Precision is the defining requirement for reliable footwear testing. An S-type load cell is essential in this context because it offers high response precision combined with extremely low non-linearity error. This specific architecture allows for the real-time recording of minute resistance changes between the footwear and the testing surface, ensuring that the data used to calculate traction is free from signal distortion.
The Core Value The S-type load cell converts rapid, dynamic physical forces into accurate data points. By capturing peak forces at high sampling frequencies, it provides the fidelity required to determine the Traction Coefficient (TC) and predict real-world injury risks.

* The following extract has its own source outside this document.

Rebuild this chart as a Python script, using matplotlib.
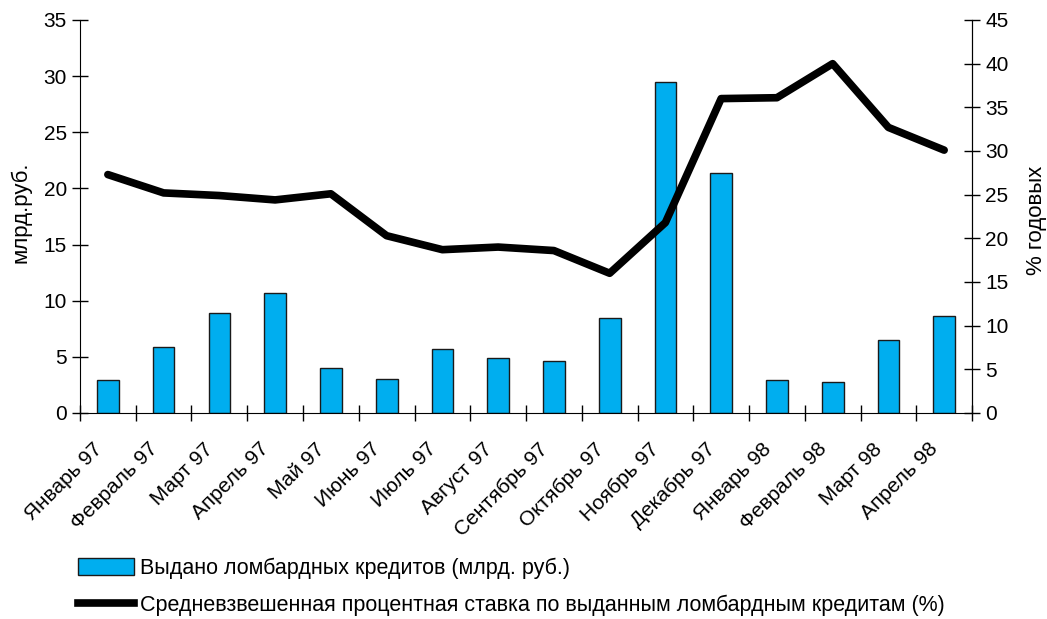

The Mechanics of Accurate Data Capture
Eliminating Signal Distortion
The primary advantage of the S-type load cell is its low non-linearity error.

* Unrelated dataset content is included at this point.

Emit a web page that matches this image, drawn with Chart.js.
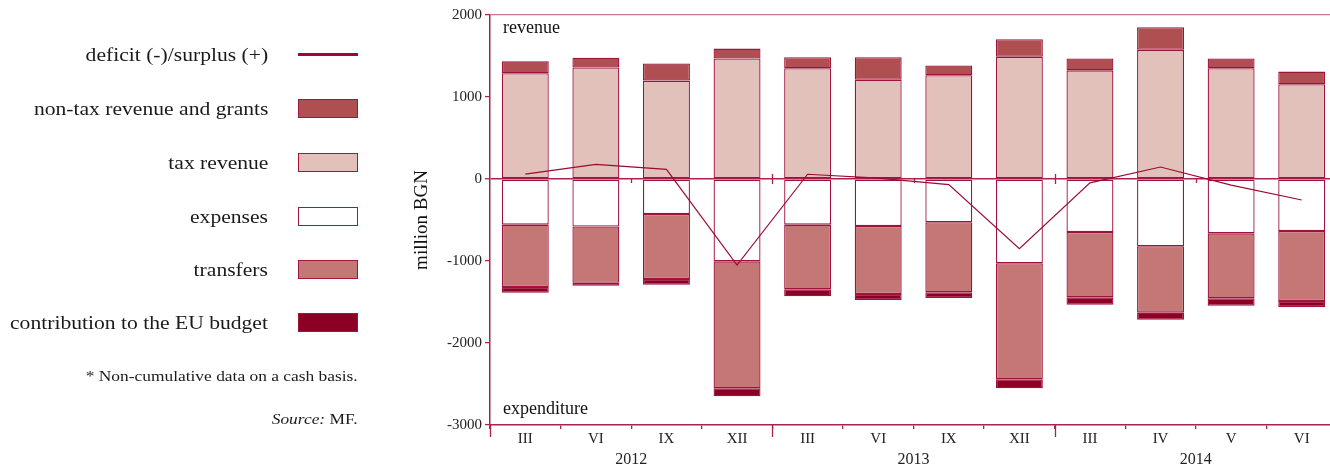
<!DOCTYPE html>
<html>
<head>
<meta charset="utf-8">
<title>Budget revenue and expenditure</title>
<script src="https://cdn.jsdelivr.net/npm/chart.js@4.4.1/dist/chart.umd.min.js"></script>
<style>
    html, body {
        margin: 0;
        padding: 0;
        background: #ffffff;
        overflow: hidden;
        width: 1330px;
        height: 466px;
    }
    #wrap {
        position: relative;
        width: 1330px;
        height: 466px;
    }
    #budgetChart {
        position: absolute;
        left: 0;
        top: 0;
    }
    .legend-row {
        position: absolute;
        left: 0;
        width: 358px;
        height: 19px;
    }
    .legend-text {
        position: absolute;
        right: 90px;
        top: 50%;
        transform: translateY(-50%) scaleX(1.2);
        transform-origin: right center;
        font: 18px "Liberation Serif", "DejaVu Serif", serif;
        color: #1a1a1a;
        white-space: nowrap;
    }
    .legend-box {
        position: absolute;
        right: 0;
        top: 0;
        width: 60px;
        height: 19px;
        box-sizing: border-box;
        border: 1px solid #a3153f;
    }
    .legend-line {
        position: absolute;
        right: 0;
        top: 8px;
        width: 60px;
        height: 3px;
    }
    .note {
        position: absolute;
        right: 972px;
        transform: scaleX(1.2);
        transform-origin: right center;
        font: 14.5px "Liberation Serif", "DejaVu Serif", serif;
        color: #1a1a1a;
        white-space: nowrap;
    }
</style>
</head>
<body>
<div id="wrap">
    <canvas id="budgetChart" width="1345" height="466"></canvas>
    <div id="legend"></div>
    <div class="note" style="top: 368px;">* Non-cumulative data on a cash basis.</div>
    <div class="note" style="top: 411px;"><i>Source:</i> MF.</div>
</div>
<script>
const categories = ["III", "VI", "IX", "XII", "III", "VI", "IX", "XII", "III", "IV", "V", "VI"];
const yearLabels = ["2012", "2013", "2014"];
const yearSizes = [4, 4, 4];

const taxRevenue = [1290, 1360, 1200, 1470, 1350, 1210, 1265, 1490, 1325, 1575, 1350, 1155];
const nonTaxRevenue = [145, 120, 210, 120, 135, 275, 120, 215, 145, 275, 120, 155];
const expenses = [-557, -580, -427, -1004, -557, -573, -528, -1028, -646, -821, -663, -634];
const transfers = [-760, -685, -793, -1549, -789, -829, -854, -1415, -797, -809, -792, -854];
const euContribution = [-70, -37, -70, -97, -85, -74, -69, -110, -90, -85, -90, -73];
const deficitSurplus = [60, 179, 118, -1049, 58, 10, -68, -850, -47, 146, -75, -256];

const axisColor = "#a8234d";
const topLineColor = "#c97a92";
const edgeColor = "#a0123d";
const serif = "'Liberation Serif', 'DejaVu Serif', serif";

function barSet(label, data, color) {
    return {
        type: "bar",
        label: label,
        data: data,
        backgroundColor: color,
        borderColor: edgeColor,
        borderWidth: 1.3,
        borderSkipped: false,
        stack: "budget",
        order: 1,
        categoryPercentage: 1,
        barPercentage: 0.665
    };
}

const datasets = [
    {
        type: "line",
        label: "deficit (-)/surplus (+)",
        data: deficitSurplus,
        borderColor: "#9b0a35",
        backgroundColor: "#9b0a35",
        borderWidth: 1.2,
        pointRadius: 0,
        tension: 0,
        stack: "balance",
        order: 0
    },
    barSet("tax revenue", taxRevenue, "#e3c1bb"),
    barSet("non-tax revenue and grants", nonTaxRevenue, "#b04f51"),
    barSet("expenses", expenses, "#ffffff"),
    barSet("transfers", transfers, "#c47775"),
    barSet("contribution to the EU budget", euContribution, "#8c0026")
];

// legend order as in the original
const legendOrder = [0, 2, 1, 3, 4, 5];
const legendTops = [45, 99, 153, 207, 260, 313];

const legend = document.getElementById("legend");
legendOrder.forEach((idx, i) => {
    const ds = datasets[idx];
    const row = document.createElement("div");
    row.className = "legend-row";
    row.style.top = legendTops[i] + "px";
    const text = document.createElement("span");
    text.className = "legend-text";
    text.textContent = ds.label;
    row.appendChild(text);
    const mark = document.createElement("div");
    if (ds.type === "line") {
        mark.className = "legend-line";
        mark.style.background = ds.borderColor;
    } else {
        mark.className = "legend-box";
        mark.style.background = ds.backgroundColor;
    }
    row.appendChild(mark);
    legend.appendChild(row);
});

const budgetDecor = {
    id: "budgetDecor",
    afterDraw(chart) {
        const { ctx, chartArea, scales } = chart;
        const x = scales.x;
        const y = scales.y;
        const zero = y.getPixelForValue(0);
        const half = (x.getPixelForValue(1) - x.getPixelForValue(0)) / 2;

        ctx.save();
        ctx.fillStyle = "#111111";
        ctx.font = "18px " + serif;
        ctx.textAlign = "left";
        ctx.textBaseline = "alphabetic";
        ctx.fillText("revenue", chartArea.left + 13, chartArea.top + 18);
        ctx.fillText("expenditure", chartArea.left + 13, chartArea.bottom - 11);

        ctx.strokeStyle = axisColor;
        ctx.lineWidth = 1.3;
        ctx.font = "16px " + serif;
        ctx.textAlign = "center";
        ctx.textBaseline = "middle";
        ctx.fillStyle = "#222222";

        let start = 0;
        yearSizes.forEach((n, i) => {
            const a = x.getPixelForValue(start) - half;
            const b = x.getPixelForValue(start + n - 1) + half;
            ctx.fillText(yearLabels[i], (a + b) / 2, chartArea.bottom + 35);

            const ax = Math.round(a) + 0.5;
            ctx.beginPath();
            ctx.moveTo(ax, chartArea.bottom);
            ctx.lineTo(ax, chartArea.bottom + 12);
            if (i > 0) {
                ctx.moveTo(ax, zero - 5);
                ctx.lineTo(ax, zero + 5);
            }
            const mid = Math.round(x.getPixelForValue(start + n / 2) - half) + 0.5;
            ctx.moveTo(mid, zero);
            ctx.lineTo(mid, zero + 4);
            ctx.stroke();
            start += n;
        });
        ctx.restore();
    }
};

new Chart(document.getElementById("budgetChart"), {
    data: {
        labels: categories,
        datasets: datasets
    },
    options: {
        responsive: false,
        animation: false,
        layout: {
            padding: { left: 400, top: 15, right: 8, bottom: 0 }
        },
        plugins: {
            legend: { display: false },
            tooltip: { enabled: false }
        },
        scales: {
            x: {
                stacked: true,
                offset: true,
                grid: {
                    offset: true,
                    drawOnChartArea: false,
                    color: axisColor,
                    lineWidth: 1.3,
                    tickLength: 4
                },
                border: { color: axisColor, width: 1.5 },
                ticks: {
                    color: "#222222",
                    padding: 1,
                    font: { family: serif, size: 15 }
                },
                afterFit(scale) {
                    scale.height = 41;
                }
            },
            y: {
                stacked: true,
                min: -3000,
                max: 2000,
                ticks: {
                    stepSize: 1000,
                    color: "#222222",
                    padding: 3,
                    font: { family: serif, size: 15 },
                    callback: v => String(v)
                },
                grid: {
                    color: c => {
                        if (!c.tick) return "rgba(0,0,0,0)";
                        if (c.tick.value === 0) return axisColor;
                        if (c.tick.value === 2000) return topLineColor;
                        return "rgba(0,0,0,0)";
                    },
                    lineWidth: c => (c.tick && c.tick.value === 0) ? 1.5 : 1.2,
                    tickColor: axisColor,
                    tickWidth: 1.3,
                    tickLength: 5
                },
                border: { color: axisColor, width: 1.5 },
                title: {
                    display: true,
                    text: "million BGN",
                    color: "#111111",
                    padding: { top: 11, bottom: 0 },
                    font: { family: serif, size: 19 }
                },
                afterFit(scale) {
                    scale.width = 90;
                }
            }
        }
    },
    plugins: [budgetDecor]
});
</script>
</body>
</html>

In testing scenarios, force inputs vary rapidly. This sensor ensures that the output signal remains strictly proportional to the applied force, preventing data skewing during critical measurement windows.

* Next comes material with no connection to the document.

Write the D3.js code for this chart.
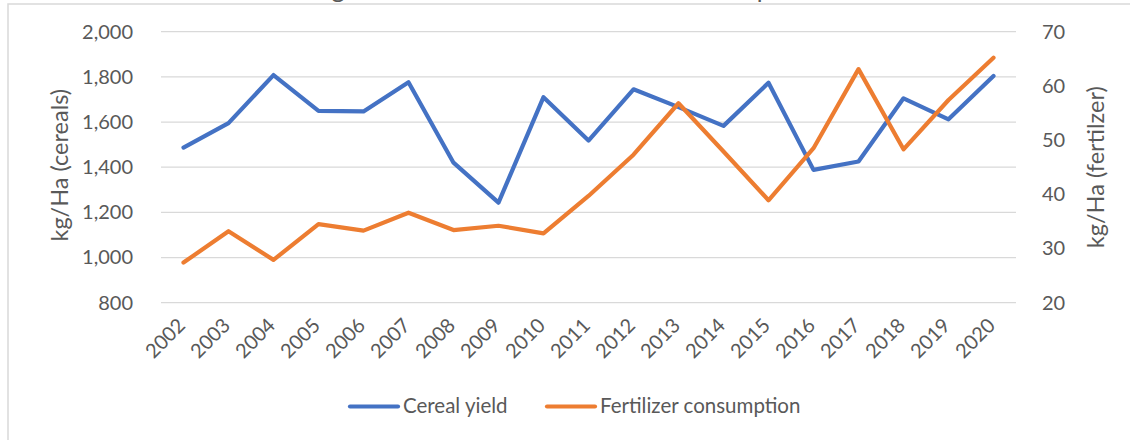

Real-Time Resistance Monitoring
Footwear testing requires continuous feedback.
The S-type load cell is capable of real-time recording of the resistance changes that occur as the shoe interacts with the surface. This continuous stream of data is vital for mapping the entire friction profile of a step, rather than just a static snapshot.
Capturing Dynamic Forces
The Necessity of High Sampling Frequency
Traction events happen in milliseconds.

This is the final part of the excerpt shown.